The 2017 Hall of Fame ballot is out, but before we dive into discussion of the candidates, let's go over the stat that will guide our debates: JAWS.

It’s time to tackle the Baseball Writers' Association of America's 2017 Hall of Fame ballot, which was released last Monday, with 19 newcomers—headed by Ivan Rodriguez and Vladimir Guerrero—joining 15 holdover candidates. For the 14th year in a row, I’ll be evaluating each candidate’s career in light of both the popular perception of his candidacy and a sabermetric reckoning via my JAWS system. But rather than crowding each evaluation with a description of my system, I’ll lay out the nuts and bolts in this space so that readers can refer back to it as needed.
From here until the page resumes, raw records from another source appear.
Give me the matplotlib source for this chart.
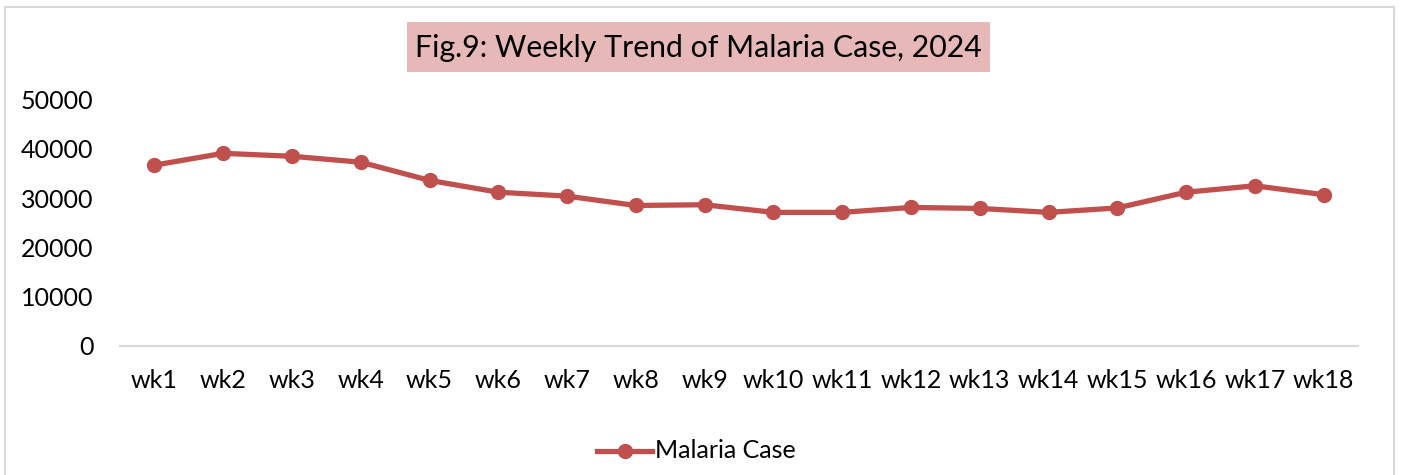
import matplotlib
matplotlib.use("Agg")
import matplotlib.pyplot as plt
from matplotlib.patches import Rectangle
from matplotlib.lines import Line2D

weeks = ["wk1", "wk2", "wk3", "wk4", "wk5", "wk6", "wk7", "wk8", "wk9",
         "wk10", "wk11", "wk12", "wk13", "wk14", "wk15", "wk16", "wk17", "wk18"]
cases = [36700, 39100, 38500, 37300, 33600, 31200, 30400, 28500, 28650,
         27100, 27100, 28100, 27900, 27100, 28000, 31200, 32500, 30700]
yticks = [0, 10000, 20000, 30000, 40000, 50000]

title = "Fig.9: Weekly Trend of Malaria Case, 2024"
series_name = "Malaria Case"
line_color = "#C0504D"
font = "Lato"

W, H = 1407, 475
fig = plt.figure(figsize=(W / 100, H / 100), dpi=100)

# outer chart border
fig.patches.append(Rectangle((5 / W, -0.05), (1394 - 5) / W, 1 - 7 / H + 0.05,
                             transform=fig.transFigure, fill=False,
                             edgecolor="#D9D9D9", linewidth=1.5))

left, right = 120 / W, 1358 / W
bottom, top = 1 - 345.7 / H, 1 - 99.7 / H
ax = fig.add_axes([left, bottom, right - left, top - bottom])

x = list(range(len(weeks)))
ax.plot(x, cases, color=line_color, linewidth=3.8, marker="o", markersize=10,
        solid_capstyle="round", label=series_name)

ax.set_xlim(-0.5, len(weeks) - 0.5)
ax.set_ylim(0, 50000)
ax.set_yticks(yticks)
ax.set_yticklabels([str(v) for v in yticks], fontfamily=font, fontsize=18)
ax.set_xticks(x)
ax.set_xticklabels(weeks, fontfamily=font, fontsize=18)
ax.tick_params(axis="both", length=0)
ax.tick_params(axis="y", pad=19)
ax.tick_params(axis="x", pad=17)
for s in ["top", "right", "left"]:
    ax.spines[s].set_visible(False)
ax.spines["bottom"].set_color("#D9D9D9")
ax.spines["bottom"].set_linewidth(1.5)
ax.set_clip_on(False)

# title with pink box
fig.patches.append(Rectangle((407 / W, 1 - 72 / H), (990 - 407) / W, 50 / H,
                             transform=fig.transFigure, facecolor="#E6B8B7",
                             edgecolor="none"))
fig.text((407 + 990) / 2 / W, 1 - 48 / H, title, ha="center", va="center",
         fontfamily=font, fontsize=21.8, color="black")

# legend
ly = 1 - 451 / H
fig.lines.append(Line2D([597 / W, 652 / W], [ly, ly], transform=fig.transFigure,
                        color=line_color, linewidth=3.8))
fig.lines.append(Line2D([624.5 / W], [ly], transform=fig.transFigure,
                        color=line_color, marker="o", markersize=10))
fig.text(655 / W, ly, series_name, ha="left", va="center",
         fontfamily=font, fontsize=18, color="black")

fig.savefig("out.png", dpi=100, facecolor="white")
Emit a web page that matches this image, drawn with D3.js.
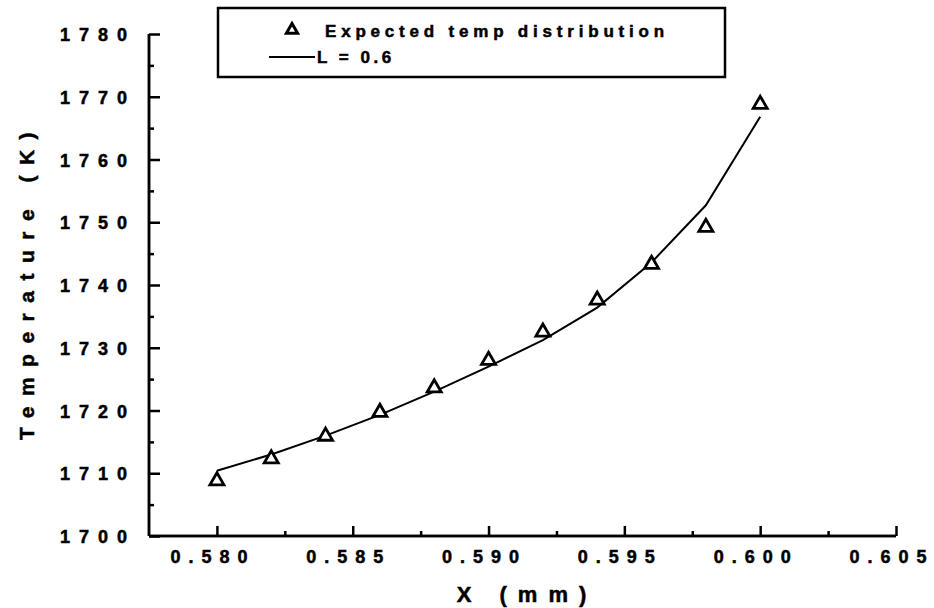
<!DOCTYPE html>
<html>
<head>
<meta charset="utf-8">
<script src="https://cdn.jsdelivr.net/npm/d3@7"></script>
<style>
  html, body { margin: 0; padding: 0; background: #fff; }
  svg { display: block; }
  text { font-family: "Liberation Sans", Arial, sans-serif; font-weight: bold; fill: #000; stroke: #000; stroke-width: 0.5px; }
</style>
</head>
<body>
<div id="chart"></div>
<script>
// ---- data ----
const xPoints   = [0.580, 0.582, 0.584, 0.586, 0.588, 0.590, 0.592, 0.594, 0.596, 0.598, 0.600];
const expected  = [1708.8, 1712.3, 1715.9, 1719.7, 1723.6, 1728.0, 1732.5, 1737.6, 1743.3, 1749.2, 1768.8];
const modelL06  = [1710.4, 1713.0, 1716.0, 1719.3, 1723.0, 1727.0, 1731.2, 1736.4, 1743.6, 1752.7, 1766.8];
const xTicks    = [0.580, 0.585, 0.590, 0.595, 0.600, 0.605];
const xMinor    = [0.5825, 0.5875, 0.5925, 0.5975, 0.6025];
const yTicks    = [1700, 1710, 1720, 1730, 1740, 1750, 1760, 1770, 1780];
const yMinor    = [1705, 1715, 1725, 1735, 1745, 1755, 1765, 1775];

const width = 934, height = 608;
const svg = d3.select('#chart').append('svg')
  .attr('width', width)
  .attr('height', height);

const x = d3.scaleLinear().domain([0.5775, 0.605]).range([149, 896]);
const y = d3.scaleLinear().domain([1700, 1780]).range([536, 34]);

// axes (ticks point inward)
const xAxis = svg.append('g').attr('transform', `translate(0,${y(1700)})`);
xAxis.call(d3.axisTop(x).tickValues(xTicks).tickSize(10).tickFormat(''));
xAxis.append('g').call(d3.axisTop(x).tickValues(xMinor).tickSize(5).tickFormat(''));
xAxis.selectAll('.domain').attr('d', `M${x.range()[0]},0H${x.range()[1]}`);

const yAxis = svg.append('g').attr('transform', `translate(${x(0.5775)},0)`);
yAxis.call(d3.axisRight(y).tickValues(yTicks).tickSize(11).tickFormat(''));
yAxis.append('g').call(d3.axisRight(y).tickValues(yMinor).tickSize(5).tickFormat(''));
yAxis.selectAll('.domain').attr('d', `M0,${y.range()[1]}V${y.range()[0]}`);

svg.selectAll('.domain, .tick line')
  .attr('stroke', '#000')
  .attr('stroke-width', 2.5);

// tick labels (spaced-out bold digits)
svg.append('g').selectAll('text')
  .data(xTicks)
  .join('text')
  .attr('x', d => x(d) - 4)
  .attr('y', 563)
  .attr('text-anchor', 'middle')
  .style('font-size', '18px')
  .style('letter-spacing', '8px')
  .text(d => d3.format('.3f')(d));

svg.append('g').selectAll('text')
  .data(yTicks)
  .join('text')
  .attr('x', 136)
  .attr('y', d => y(d) + 7)
  .attr('text-anchor', 'end')
  .style('font-size', '18px')
  .style('letter-spacing', '9px')
  .text(d => d);

// axis titles
svg.append('text')
  .attr('x', 527)
  .attr('y', 602)
  .attr('text-anchor', 'middle')
  .style('font-size', '22px')
  .style('letter-spacing', '11px')
  .text('X (mm)');

svg.append('text')
  .attr('transform', 'translate(34,281) rotate(-90)')
  .attr('text-anchor', 'middle')
  .style('font-size', '21px')
  .style('letter-spacing', '10.5px')
  .text('Temperature (K)');

// model curve
const line = d3.line()
  .x((d, i) => x(xPoints[i]))
  .y(d => y(d));

svg.append('path')
  .datum(modelL06)
  .attr('fill', 'none')
  .attr('stroke', '#000')
  .attr('stroke-width', 2)
  .attr('d', line);

// expected points
const tri = d3.symbol(d3.symbolTriangle, 85);
svg.append('g').selectAll('path')
  .data(expected)
  .join('path')
  .attr('transform', (d, i) => `translate(${x(xPoints[i])},${y(d)})`)
  .attr('d', tri)
  .attr('fill', '#fff')
  .attr('stroke', '#000')
  .attr('stroke-width', 2.8);

// legend
const legend = svg.append('g');
legend.append('rect')
  .attr('x', 218).attr('y', 8)
  .attr('width', 507).attr('height', 69)
  .attr('fill', '#fff')
  .attr('stroke', '#000')
  .attr('stroke-width', 2.5);

legend.append('path')
  .attr('transform', 'translate(292,30)')
  .attr('d', d3.symbol(d3.symbolTriangle, 55))
  .attr('fill', '#fff')
  .attr('stroke', '#000')
  .attr('stroke-width', 3);
legend.append('text')
  .attr('x', 325).attr('y', 37)
  .style('font-size', '17px')
  .style('letter-spacing', '4.8px')
  .text('Expected temp distribution');

legend.append('line')
  .attr('x1', 269).attr('x2', 315)
  .attr('y1', 57).attr('y2', 57)
  .attr('stroke', '#000')
  .attr('stroke-width', 2);
legend.append('text')
  .attr('x', 317).attr('y', 63)
  .style('font-size', '17px')
  .style('letter-spacing', '3.5px')
  .text('L = 0.6');
</script>
</body>
</html>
For the uninitiated, JAWS is short for Jaffe Wins Above Replacement Score. Like the famous cinematic shark, the catchy, self-referential acronym (introduced a year after the system’s debut) generally elicits screams at the first hint of its approach, as not everybody can withstand this deep dive into the debate over who is worthy of Cooperstown. But if you’re somebody who does like to partake in the discussion and chew on the candidacies, JAWS is for you.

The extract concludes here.